I need to decode x86 machine language for control flow instructions

Post by olcott
I need to know ALL of the numerical values for every aspect of x86
control flow machine language bytes so that I can fully decode all of
these bytes.

There's also INT* instructions, and IRET* instructions. Later CPUs also
have a fast call to access the core OS functions.

Post by olcott
I posted some good online documentation (see below) yet some of the
numerical values are not listed in this documentation.
I don't understand exactly what numeric values that I need to look for
cb, cw, cd, cp, iw,
I don't know what this means: /2, /3, /4, /5
Jump if Condition Is Met
https://c9x.me/x86/html/file_module_x86_id_146.html
Jump
https://c9x.me/x86/html/file_module_x86_id_147.html
Call Procedure
https://c9x.me/x86/html/file_module_x86_id_26.html
Return from Procedure
https://c9x.me/x86/html/file_module_x86_id_280.html

x86 encodes opcode bits in the primary opcode, plus some additional bits
in the Mod/Reg/RM and SIB bits.

If you search online for an older IA-32 manual set (Pentium or 486)
you'll find a small manual that will get you the flow control
instructions and describe how the x86 opcode decoding unit operates.
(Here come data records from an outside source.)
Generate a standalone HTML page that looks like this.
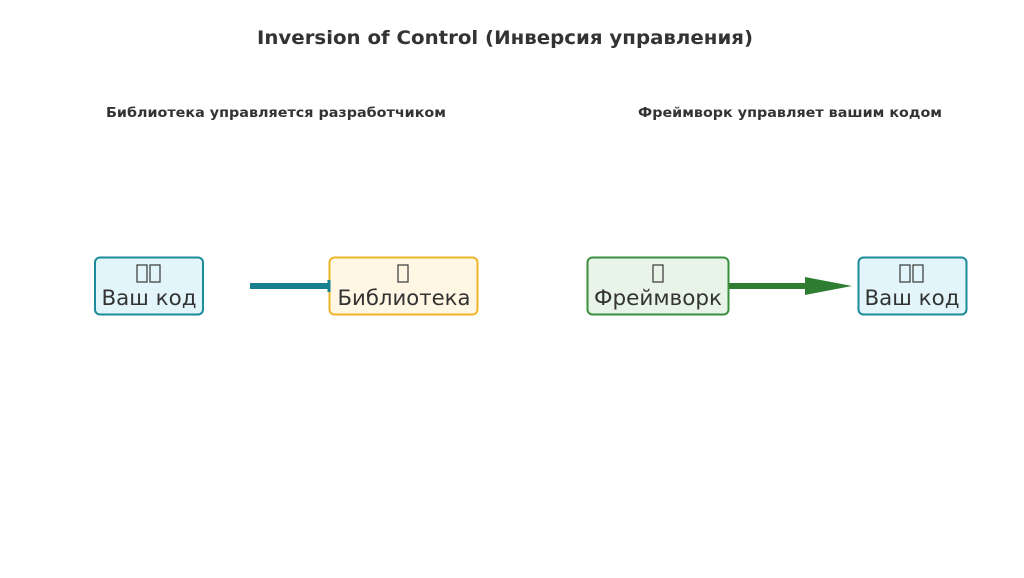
<!DOCTYPE html>
<html><head><meta charset="utf-8"><style>
html,body{margin:0;padding:0;background:#fff;}
svg{display:block;font-family:"DejaVu Sans","Liberation Sans",sans-serif;}
</style></head><body>
<svg width="1024" height="578" viewBox="0 0 1024 578" xmlns="http://www.w3.org/2000/svg">
<rect width="1024" height="578" fill="#fff"/>
<text x="257" y="44" font-size="19" font-weight="bold" fill="#333" textLength="496" lengthAdjust="spacingAndGlyphs">Inversion of Control (Инверсия управления)</text>
<text x="106" y="117" font-size="13.5" font-weight="bold" fill="#333" textLength="340" lengthAdjust="spacingAndGlyphs">Библиотека управляется разработчиком</text>
<text x="638" y="117" font-size="13.5" font-weight="bold" fill="#333" textLength="304" lengthAdjust="spacingAndGlyphs">Фреймворк управляет вашим кодом</text>

<line x1="250" y1="286" x2="332" y2="286" stroke="#17808f" stroke-width="6"/>
<line x1="729" y1="286" x2="808" y2="286" stroke="#2e7d32" stroke-width="6"/>
<polygon points="805,277 852,286 805,295" fill="#2e7d32"/>

<rect x="95" y="257.5" width="108" height="57" rx="5" fill="#e1f5fb" stroke="#1b8a99" stroke-width="2"/>
<rect x="137" y="265" width="10" height="17" fill="none" stroke="#444" stroke-width="1.3"/>
<rect x="150" y="265" width="10" height="17" fill="none" stroke="#444" stroke-width="1.3"/>
<text x="149" y="305" font-size="21" fill="#333" text-anchor="middle" textLength="95" lengthAdjust="spacingAndGlyphs">Ваш код</text>

<rect x="329.5" y="257.5" width="148" height="57" rx="5" fill="#fff6e4" stroke="#f0b429" stroke-width="2"/>
<rect x="398" y="265" width="10" height="17" fill="none" stroke="#444" stroke-width="1.3"/>
<text x="404" y="305" font-size="21" fill="#333" text-anchor="middle" textLength="133" lengthAdjust="spacingAndGlyphs">Библиотека</text>
<line x1="329" y1="280" x2="329" y2="292" stroke="#17808f" stroke-width="3"/>

<rect x="587.5" y="257.5" width="141" height="57" rx="5" fill="#e8f4e8" stroke="#388e3c" stroke-width="2"/>
<rect x="653" y="265" width="10" height="17" fill="none" stroke="#444" stroke-width="1.3"/>
<text x="658" y="305" font-size="21" fill="#333" text-anchor="middle" textLength="128" lengthAdjust="spacingAndGlyphs">Фреймворк</text>

<rect x="858.5" y="257.5" width="108" height="57" rx="5" fill="#e1f5fb" stroke="#1b8a99" stroke-width="2"/>
<rect x="900" y="265" width="10" height="17" fill="none" stroke="#444" stroke-width="1.3"/>
<rect x="913" y="265" width="10" height="17" fill="none" stroke="#444" stroke-width="1.3"/>
<text x="912" y="305" font-size="21" fill="#333" text-anchor="middle" textLength="95" lengthAdjust="spacingAndGlyphs">Ваш код</text>
</svg>
</body></html>
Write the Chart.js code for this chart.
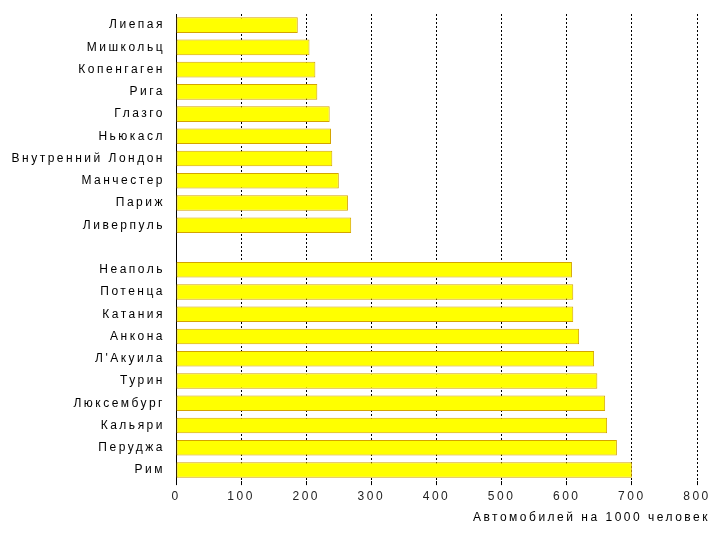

https://www.cs.cmu.edu/~410/doc/intel-isr.pdf

Specifically, the Volume 2: Instruction Set Reference on page 31. You
can see samples of the Intel instruction encoding syntax on pages 42 and
the CMC example.

--
Rick C. Hodgin

olcott

2020-11-25 05:40:43 UTC

Post by olcott
I need to know ALL of the numerical values for every aspect of x86
control flow machine language bytes so that I can fully decode all of
these bytes.

There's also INT* instructions, and IRET* instructions. Later CPUs also
have a fast call to access the core OS functions.

x86 encodes opcode bits in the primary opcode, plus some additional bits
in the Mod/Reg/RM and SIB bits.
If you search online for an older IA-32 manual set (Pentium or 486)
you'll find a small manual that will get you the flow control
instructions and describe how the x86 opcode decoding unit operates.
https://www.cs.cmu.edu/~410/doc/intel-isr.pdf
Specifically, the Volume 2: Instruction Set Reference on page 31. You
can see samples of the Intel instruction encoding syntax on pages 42 and
the CMC example.

That was very helpful I almost have what I need. I found a little
inconsistency:

The text seems to indicate that the SIB BYTE alway follows a MODR/M byte:

Certain encodings of the ModR/M byte require a second
addressing byte, the SIB byte,

Yet the instructions below only match Table 2-3 and do not seem to have
a MODR/M BYTE

01 010 101 55
00 010 101 15
11 010 001 D1

[0000057a](03) ff5508 call dword [ebp+08]
[00000589](06) ff150b020000 call dword [0000020b]
[0000059d](02) ffd1 call ecx

https://www.cs.cmu.edu/~410/doc/intel-isr.pdf
Table 2-3. 32-Bit Addressing Forms with the SIB Byte (Page 2-7)

--
Copyright 2020 Pete Olcott

"Great spirits have always encountered violent opposition from mediocre
minds." Einstein

Rick C. Hodgin

2020-11-25 13:30:34 UTC

Post by olcott
I need to know ALL of the numerical values for every aspect of x86
control flow machine language bytes so that I can fully decode all of
these bytes.

There's also INT* instructions, and IRET* instructions. Later CPUs
also have a fast call to access the core OS functions.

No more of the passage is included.